Если ты так сделаешь, сказал он, тогда мы, возможно, найдем кого-нибудь, кто научит тебя делать краски и пользоваться ими на дереве и штукатурке, ведь у тебя такие чудесные рисунки.
Краски.
Рисунки.
Я так быстро выставила голову из горловины платья, что едва не свалилась с сундука: и увидела, что он сдерживается, стараясь сохранить серьезность, но все равно было заметно: он впервые улыбнулся с тех пор, как мать ушла от нас.
Но тебе придется носить одежду братьев, сказал он. И если ты так сделаешь, когда я найду тебе учителя, тебе лучше быть или стать одним из них. Из твоих братьев.
Он взглянул на меня, ожидая ответа.
Я кивнула: я жадно слушала.
Латыни, наверно, тебя можно обучить и без этого, и математике тоже, сказал он. Но так учиться будет легче. Мы не богачи, хотя имеем больше, чем достаточно, и плата за ученье сама по себе для нас не вопрос. Но если не сделать то, о чем я говорю, — тебе придется пойти в монахини, и тогда ты точно сможешь проводить целые дни, смешивая краски и заполняя своими картинками страницы священных книг. Но научиться делать краски и писать ими — я имею в виду здесь, в миру, — и жить в нем, а не за монастырскими стенами, — это совсем другое. Ты согласна?
Он посмотрел мне в глаза.
Это надежно, сказал он. У тебя всегда будет работа. Но никто не возьмется тебя учить, пока ты будешь ходить в женской одежде. Ты в ней даже моим подмастерьем стать не сможешь.
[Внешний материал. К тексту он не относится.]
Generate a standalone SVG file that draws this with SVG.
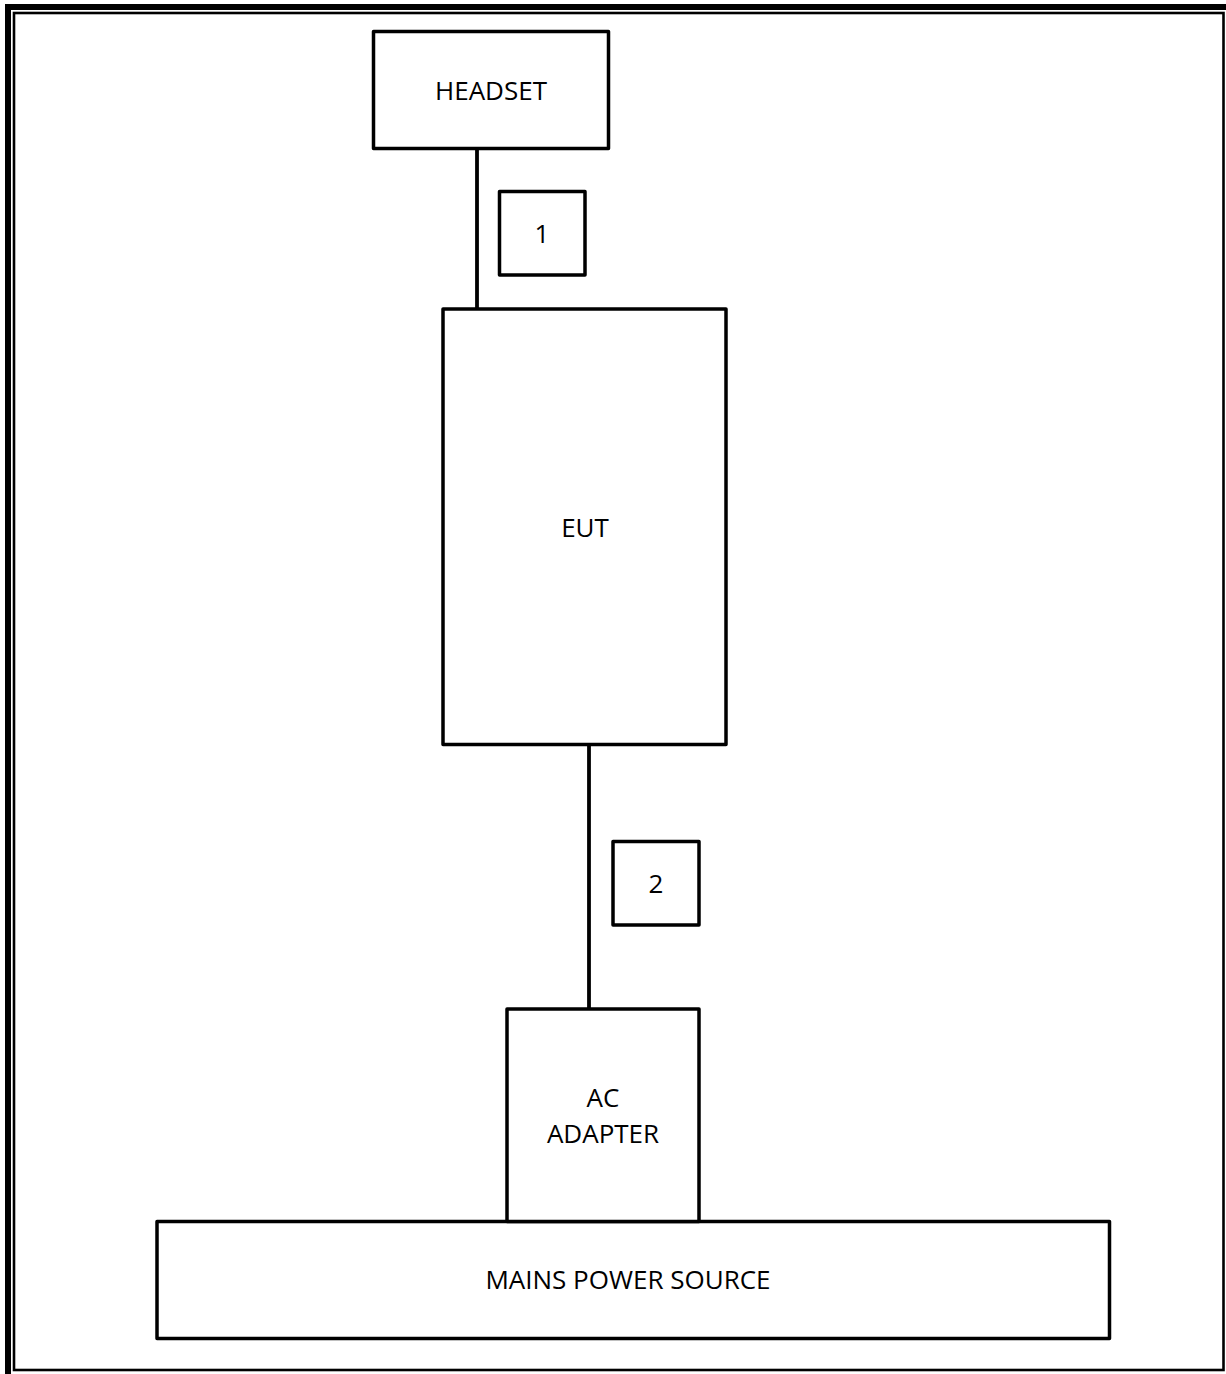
<svg xmlns="http://www.w3.org/2000/svg" width="1226" height="1374" viewBox="0 0 1226 1374">
<style>
.box{fill:#fff;stroke:#000;stroke-width:3.5;stroke-linejoin:round}
.lbl{font-family:"Open Sans","Liberation Sans",sans-serif;font-size:26px;fill:#000;text-anchor:middle}
.wire{stroke:#000;stroke-width:3.8;fill:none}
</style>
<rect width="1226" height="1374" fill="#fff"/>
<g id="frame">
<rect x="5" y="4" width="6" height="1370" fill="#000"/>
<rect x="5" y="4" width="1221" height="6" fill="#000"/>
<rect x="14" y="13" width="1209.5" height="1357" fill="none" stroke="#000" stroke-width="2.6"/>
</g>
<g id="connectors">
<line class="wire" x1="477" y1="148" x2="477" y2="309"/>
<line class="wire" x1="589" y1="744" x2="589" y2="1009"/>
</g>
<g id="headset">
<rect class="box" x="373.5" y="31.5" width="235" height="117"/>
<text class="lbl" x="491" y="100">HEADSET</text>
</g>
<g id="label1">
<rect class="box" x="499.5" y="191.5" width="85.5" height="83.5"/>
<text class="lbl" x="542" y="243">1</text>
</g>
<g id="eut">
<rect class="box" x="443" y="309" width="283" height="435.5"/>
<text class="lbl" x="585" y="537">EUT</text>
</g>
<g id="label2">
<rect class="box" x="613" y="841.5" width="86" height="83.5"/>
<text class="lbl" x="656" y="893">2</text>
</g>
<g id="mains">
<rect class="box" x="157" y="1221.5" width="952.5" height="117"/>
<text class="lbl" x="628" y="1289">MAINS POWER SOURCE</text>
</g>
<g id="adapter">
<rect class="box" x="507" y="1009" width="192" height="212.5"/>
<text class="lbl" x="603" y="1107">AC</text>
<text class="lbl" x="603" y="1143">ADAPTER</text>
</g>
</svg>
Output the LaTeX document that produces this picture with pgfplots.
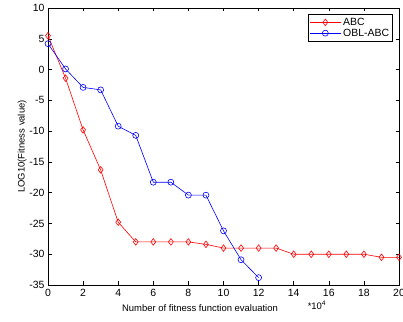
\documentclass[border=0pt]{standalone}
\usepackage{pgfplots}
\pgfplotsset{compat=1.18}
\usepackage{fontspec}
\setmainfont{Liberation Sans}
\begin{document}
\begin{tikzpicture}
\path[use as bounding box] (-48bp,-37bp) rectangle (355bp,285bp);
\begin{axis}[
  at={(0,0)}, anchor=south west,
  scale only axis, width=351bp, height=277bp,
  xmin=0, xmax=20, ymin=-35, ymax=10,
  xtick={0,2,...,20}, ytick={-35,-30,...,10},
  tick align=inside, major tick length=3.5bp,
  tick style={black, line width=0.5pt},
  axis line style={line width=0.8pt},
  tick label style={font=\fontsize{10.5}{12}\selectfont},
  xticklabel style={yshift=-1bp},
  /pgf/number format/assume math mode=true,
  xlabel={Number of fitness function evaluation},
  ylabel={LOG10(Fitness value)},
  label style={font=\fontsize{9.5}{11}\selectfont},
  xlabel style={at={(axis description cs:0.433,0)}, anchor=north, yshift=-16bp},
  ylabel style={at={(axis description cs:0,0.5)}, yshift=18bp},
  legend style={at={(axis description cs:0.983,0.978)}, anchor=north east, font=\fontsize{10.5}{12}\selectfont, draw=black, line width=0.8pt, inner sep=1.5pt, row sep=-2pt},
  legend cell align=left,
  legend image code/.code={\draw[mark repeat=2,mark phase=2] plot coordinates {(0cm,0cm) (0.55cm,0cm) (1.1cm,0cm)};},
  clip=false,
]
\addplot[red, line width=0.6pt, mark=diamond, mark size=3.3pt, mark options={solid, fill=none, line width=0.6pt}] coordinates {
(0,5.5) (1,-1.4) (2,-9.8) (3,-16.3) (4,-24.8) (5,-28.0) (6,-28.0) (7,-28.0) (8,-28.0) (9,-28.4) (10,-29.0) (11,-29.0) (12,-29.0) (13,-29.0) (14,-30.0) (15,-30.0) (16,-30.0) (17,-30.0) (18,-30.0) (19,-30.5) (20,-30.5)
};
\addlegendentry{ABC}
\addplot[blue, line width=0.6pt, mark=o, mark size=3pt, mark options={solid, line width=0.6pt}] coordinates {
(0,4.2) (1,0.1) (2,-2.9) (3,-3.3) (4,-9.2) (5,-10.7) (6,-18.3) (7,-18.3) (8,-20.4) (9,-20.4) (10,-26.2) (11,-30.9) (12,-33.8)
};
\addlegendentry{OBL-ABC}
\node[anchor=base west, font=\fontsize{9.5}{11}\selectfont] at (axis cs:14.6,-38.9) {*10\textsuperscript{4}};
\end{axis}
\end{tikzpicture}
\end{document}
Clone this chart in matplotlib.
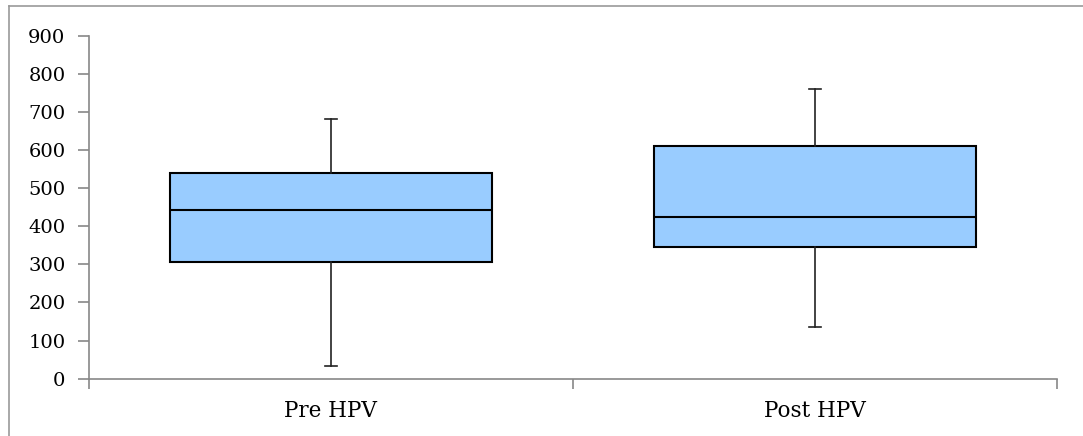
import matplotlib
matplotlib.use('Agg')
import matplotlib.pyplot as plt
from matplotlib.lines import Line2D

# box plot summary values
groups = ['Pre HPV', 'Post HPV']
whisker_low = [33, 136]
q1 = [305, 346]
median = [443, 425]
q3 = [539, 611]
whisker_high = [681, 761]

plt.rcParams['font.family'] = ['DejaVu Serif']

fig = plt.figure(figsize=(10.83, 4.36), dpi=100)
ax = fig.add_axes([89 / 1083, 1 - 378.7 / 436, (1057 - 89) / 1083, (378.7 - 35.7) / 436])

stats = []
for i, g in enumerate(groups):
    stats.append({'label': g, 'whislo': whisker_low[i], 'q1': q1[i], 'med': median[i],
                  'q3': q3[i], 'whishi': whisker_high[i], 'fliers': []})

ax.bxp(stats, positions=[0.5, 1.5], widths=0.667, patch_artist=True, showfliers=False,
       boxprops=dict(facecolor='#99ccff', edgecolor='black', linewidth=1.5),
       medianprops=dict(color='black', linewidth=1.5),
       whiskerprops=dict(color='#222222', linewidth=1.2),
       capprops=dict(color='#222222', linewidth=1.2),
       capwidths=0.025)

ax.set_xlim(0, 2)
ax.set_ylim(0, 900)
ax.set_yticks(range(0, 1000, 100))
ax.set_yticklabels([str(v) for v in range(0, 1000, 100)], family='DejaVu Serif', fontsize=14)
ax.set_xticks([0, 1, 2])
ax.set_xticklabels([])
ax.set_xticks([0.5, 1.5], minor=True)
ax.set_xticklabels(groups, minor=True, fontsize=15.5, family='DejaVu Serif')
ax.tick_params(axis='x', which='minor', length=0, pad=15)
ax.tick_params(axis='x', which='major', length=7, color='#888888', width=1.2)
ax.tick_params(axis='y', length=8, color='#888888', width=1.2, pad=9)

for s in ['top', 'right']:
    ax.spines[s].set_visible(False)
for s in ['left', 'bottom']:
    ax.spines[s].set_color('#888888')
    ax.spines[s].set_linewidth(1.2)

# outer chart frame (top and left visible)
fig.add_artist(Line2D([8.5 / 1083, 1.0], [1 - 6.5 / 436] * 2, transform=fig.transFigure, color='#999999', lw=1.2))
fig.add_artist(Line2D([8.5 / 1083] * 2, [0, 1 - 6.5 / 436], transform=fig.transFigure, color='#999999', lw=1.2))

fig.savefig('out.png', dpi=100)
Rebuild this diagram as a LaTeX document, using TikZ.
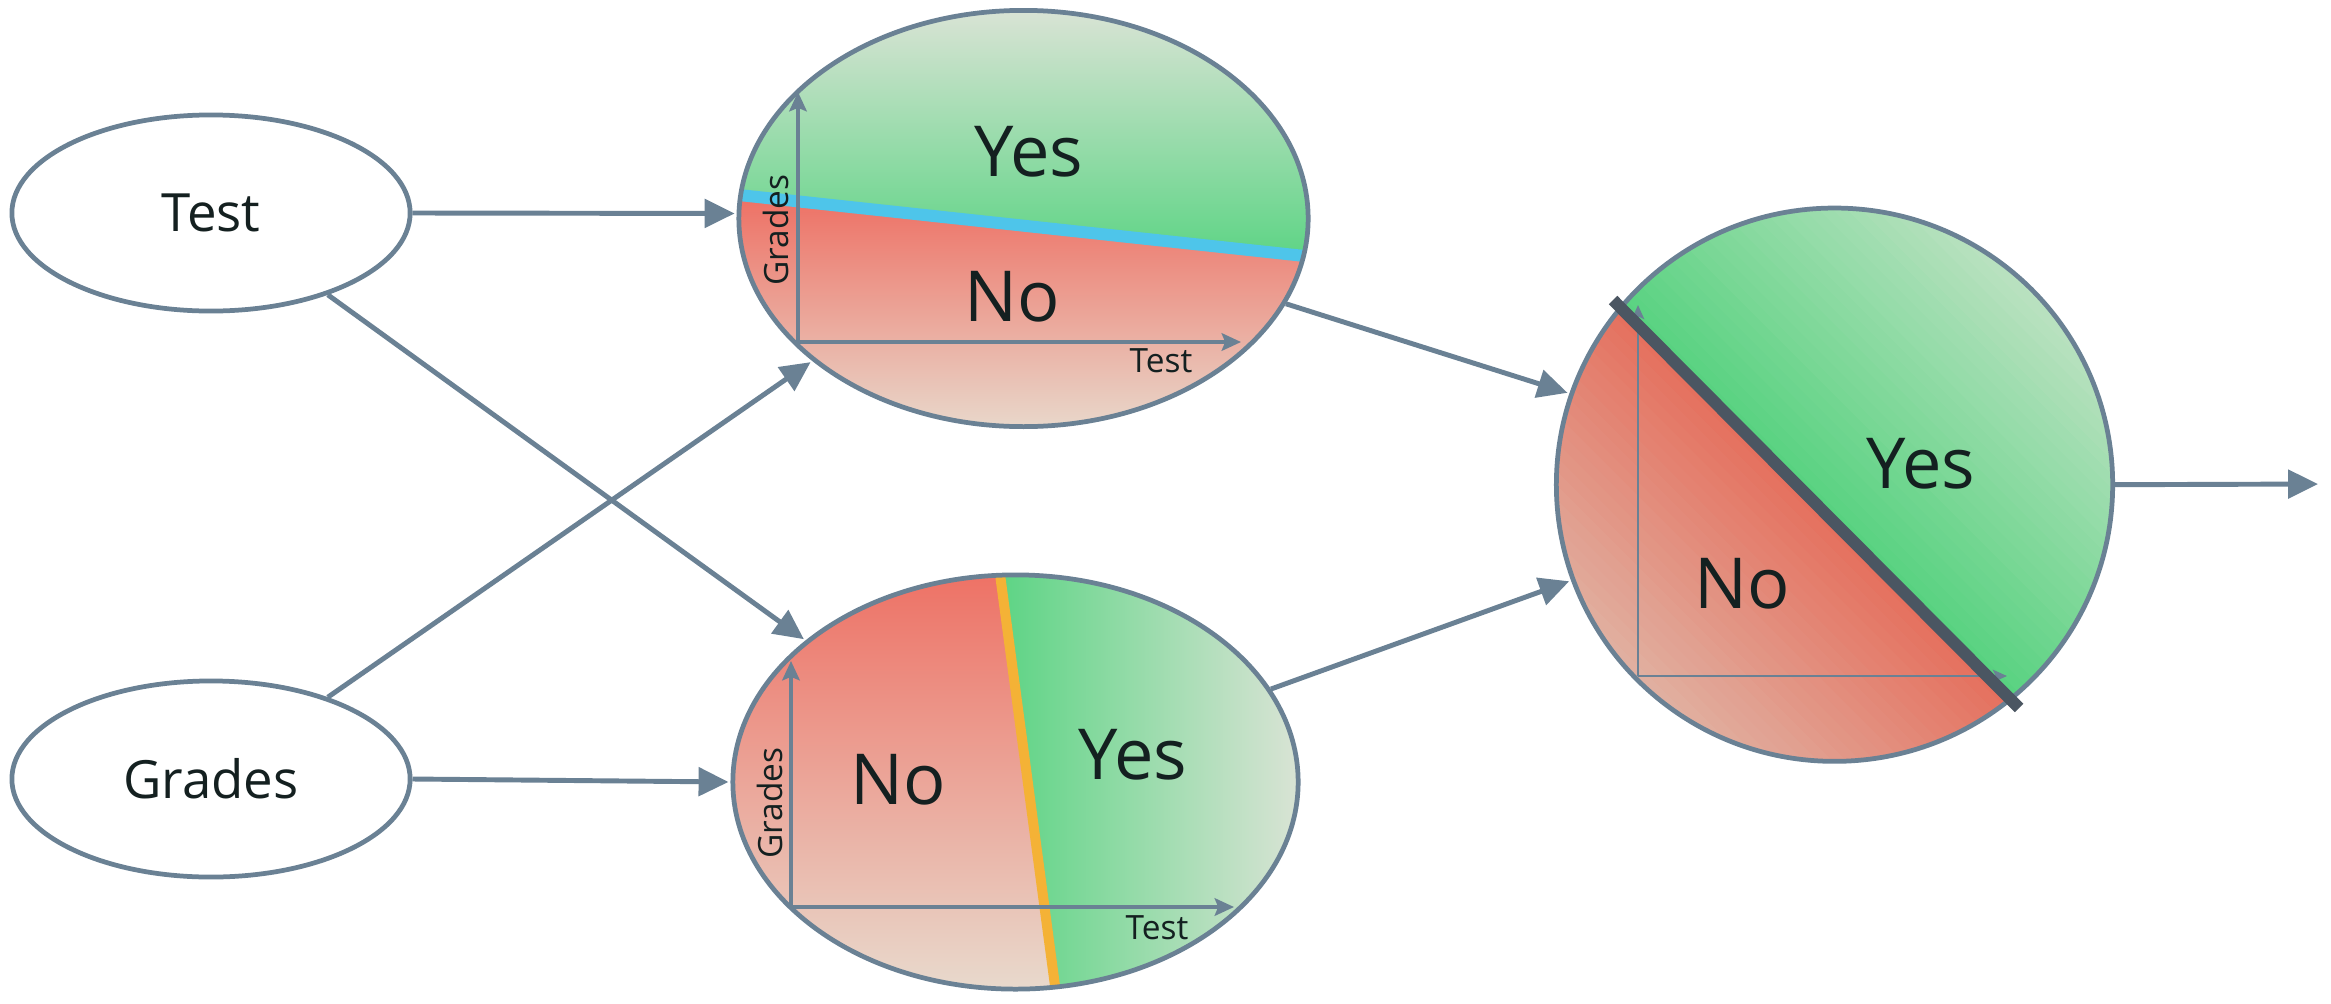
\documentclass[tikz,border=0pt]{standalone}
\usepackage{fontspec}
\setmainfont{Open Sans}
\usetikzlibrary{arrows.meta,shapes.geometric}
\definecolor{edge}{RGB}{106,129,148}
\definecolor{gsat}{RGB}{92,212,132}
\definecolor{glight}{RGB}{222,228,216}
\definecolor{rsat}{RGB}{238,110,98}
\definecolor{rlight}{RGB}{232,221,208}
\definecolor{gsatc}{RGB}{88,210,128}
\definecolor{gfar}{RGB}{190,226,195}
\definecolor{rsatc}{RGB}{229,112,94}
\definecolor{rfar}{RGB}{224,180,165}
\definecolor{band}{RGB}{78,197,234}
\definecolor{orng}{RGB}{244,178,54}
\definecolor{dark}{RGB}{75,86,98}
\definecolor{ink}{RGB}{20,32,32}
\begin{document}
\begin{tikzpicture}[x=0.01cm,y=-0.01cm,
  oval/.style={ellipse, draw=edge, line width=1.35pt, inner sep=0pt},
  conn/.style={draw=edge, line width=1.4pt, shorten >=0.02cm, -{Triangle[length=8.5pt,width=8pt]}},
  axisline/.style={draw=edge, line width=1pt, -{Stealth[length=5.5pt,width=5pt,inset=1pt]}},
  thinaxis/.style={draw=edge, line width=0.75pt, -{Stealth[length=4pt,width=3.5pt,inset=0.8pt]}},
  big/.style={font=\fontsize{20}{24}\selectfont, text=ink},
  small/.style={font=\fontsize{9.5}{11}\selectfont, text=ink},
  lbl/.style={font=\fontsize{15}{18}\selectfont, text=ink}]
\useasboundingbox[fill=white] (0,0) rectangle (2331,1003);

% ---- top ellipse fills
\begin{scope}
  \clip (1023.5,218.5) ellipse [x radius=284.5, y radius=208];
  \shade[top color=glight, bottom color=gsat] (700,0) -- (1350,0) -- (1350,260.9) -- (700,190.8) -- cycle;
  \shade[top color=rsat, bottom color=rlight] (700,190.8) -- (1350,260.9) -- (1350,440) -- (700,440) -- cycle;
  \draw[band, line width=0.12cm] (700,190.8) -- (1350,260.9);
\end{scope}
% ---- bottom ellipse fills
\begin{scope}
  \clip (1015.5,782) ellipse [x radius=282.5, y radius=207];
  \shade[top color=rsat, bottom color=rlight] (720,560) -- (998.1,560) -- (1057.3,1003) -- (720,1003) -- cycle;
  \shade[left color=gsat, right color=glight] (998.1,560) -- (1310,560) -- (1310,1003) -- (1057.3,1003) -- cycle;
  \draw[orng, line width=0.1cm] (998.1,560) -- (1057.3,1003);
\end{scope}
% ---- circle fills (gradient strips parallel to the boundary)
\begin{scope}
  \clip (1834.5,484.7) ellipse [x radius=278, y radius=276.5];
  \foreach \k in {0,...,31}{
    \pgfmathsetmacro\da{10*\k}
    \pgfmathsetmacro\db{10*\k+11}
    \pgfmathtruncatemacro\p{100*(1-\k/31)}
    \fill[gsatc!\p!gfar] ({1816+0.7071*(\da-400)},{504-0.7071*(\da+400)}) -- ({1816+0.7071*(\da+400)},{504-0.7071*(\da-400)}) -- ({1816+0.7071*(\db+400)},{504-0.7071*(\db-400)}) -- ({1816+0.7071*(\db-400)},{504-0.7071*(\db+400)}) -- cycle;
  }
  \foreach \k in {0,...,26}{
    \pgfmathsetmacro\da{-10*\k}
    \pgfmathsetmacro\db{-10*\k-11}
    \pgfmathtruncatemacro\p{100*(1-\k/26)}
    \fill[rsatc!\p!rfar] ({1816+0.7071*(\da-400)},{504-0.7071*(\da+400)}) -- ({1816+0.7071*(\da+400)},{504-0.7071*(\da-400)}) -- ({1816+0.7071*(\db+400)},{504-0.7071*(\db-400)}) -- ({1816+0.7071*(\db-400)},{504-0.7071*(\db+400)}) -- cycle;
  }
\end{scope}

% ---- axes
\draw[axisline] (798,342) -- (798,92);
\draw[axisline] (798,342) -- (1241,342);
\draw[axisline] (791,907) -- (791,661);
\draw[axisline] (791,907) -- (1234,907);
\draw[thinaxis] (1638,676) -- (1638,305);
\draw[thinaxis] (1638,676) -- (2007,676);

% ---- nodes
\node[oval, minimum width=3.98cm, minimum height=1.96cm, lbl] (test) at (211,213) {Test};
\node[oval, minimum width=3.98cm, minimum height=1.96cm, lbl] (grades) at (211,779) {Grades};
\node[oval, minimum width=5.69cm, minimum height=4.16cm] (top) at (1023.5,218.5) {};
\node[oval, minimum width=5.65cm, minimum height=4.14cm] (bot) at (1015.5,782) {};
\node[oval, minimum width=5.56cm, minimum height=5.53cm] (circ) at (1834.5,484.7) {};
\coordinate (out) at (2320,484);

% ---- dark boundary in circle
\draw[dark, line width=0.12cm] (1613,300) -- (2019,708);

% ---- labels
\node[big] (tyes) at (1029,152) {Yes};
\node[big] (tno) at (1012,297) {No};
\node[small, rotate=90] (tgr) at (776,230) {Grades};
\node[small] (tte) at (1161,361) {Test};
\node[big] (bno) at (898,780) {No};
\node[big] (byes) at (1133,755) {Yes};
\node[small, rotate=90] (bgr) at (770,803) {Grades};
\node[small] (bte) at (1157,928) {Test};
\node[big] (cyes) at (1921,464) {Yes};
\node[big] (cno) at (1742,584) {No};

% ---- connectors
\draw[conn] (test.0) -- (top.179.5);
\draw[conn] (test.-35) -- (bot.146.5);
\draw[conn] (grades.35.5) -- (top.214.5);
\draw[conn] (grades.0) -- (bot.180.5);
\draw[conn] (top.-18) -- (circ.161);
\draw[conn] (bot.20) -- (circ.200.6);
\draw[conn] (circ.0) -- (out);
\end{tikzpicture}
\end{document}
Думаю, мы с тобой могли бы начать работать на колокольне уже со следующей недели. Я не имею в виду, что ты будешь заниматься колоколом или кладкой башни, я просто позволю тебе рисовать и дам для этого материалы, и всем будет видно, что ты работаешь вместе с братьями, а потом, когда к тебе привыкнут, когда всем станет понятно, кем ты стала…
Он поднял бровь.
…мы устроим тебя в мастерскую к какому-нибудь художнику или найдем кого-то, кто разрисовывает панели, пишет фрески и все такое, и покажем ему, что ты можешь, и тогда станет ясно, сможет ли он тобой заняться.
Я посмотрела вниз, на мамино платье, а потом снова на отца.
Такой учитель, наверно, возьмет плату яйцами, птицей или, скажем, плодами из нашего сада, может даже кирпичом. Но главное, на что я надеюсь, — когда он увидит, что ты уже умеешь, то станет учить тебя за меньшую цену — ради того, чтобы отдать должное твоему таланту, — и покажет, как исправить твои естественные ошибки, как правильно прорисовать человеческую голову со всеми этими квадратами и геометриями, как строить тело, как измерить, где должен быть глаз, а где нос и все остальное на лице, где и как всякие штуки ставить на полу или на земле, чтобы одни казались близко, а другие — далеко.
Неужели на одной и той же картине можно рисовать и то, что близко, и то, что далеко?
И этому можно научиться?
Я потянулась к завязкам у подбородка. Стиснула их в кулаке.
И все это тебе надо будет знать, сказал он. И если мы не сможем найти кого-то, я сам, как сумею, научу тебя. Я многое знаю о строительстве, о стенах, о том, как правильно возводить здание. Ну, а строение картины… Наверно, тут есть что-то общее.
Я дернула завязки, распустила ворот платья: потом встала, и платье целиком упало с меня на сундук, как лепестки отцветшей лилии, а я стояла посреди них, как тычинка: я вышла голая из складок платья: я протянула руку за шоссами.
Он пошел, поискал среди вещей братьев и принес мне чистую рубашку.
Тебе понадобится имя, проговорил он, пока я натягивала рубашку.
Имя моей матери начиналось на «ф»: «Ф-ф…» — я попробовала этот звук, чтобы посмотреть, куда он меня приведет, но отцу послышалось, что я сказала: «В-в…»
Винченцо? спросил он.
Он даже раскраснелся от волнения: он имел в виду Винченцо Феррери, священника-испанца, который давно умер, чуть ли не двадцать лет назад, и все эти годы люди только и говорили, что его надо причислить к лику святых: бродячие торговцы уже продавали книжечку о нем: ее написали монахини и нарисовали картинки в ней: он был известен множеством чудес и тем, что обратил восемь тысяч мавров-неверных и двадцать пять тысяч евреев, воскресил двадцать восемь человек и исцелил четыреста недужных (одним тем, что они укладывались на то ложе, на котором он сам лежал в болезни и выздоровел), а также изгнал бесов из семидесяти одержимых: чудеса совершала даже его шляпа.
Но больше всего моему отцу нравилось чудо с постоялым двором в глуши.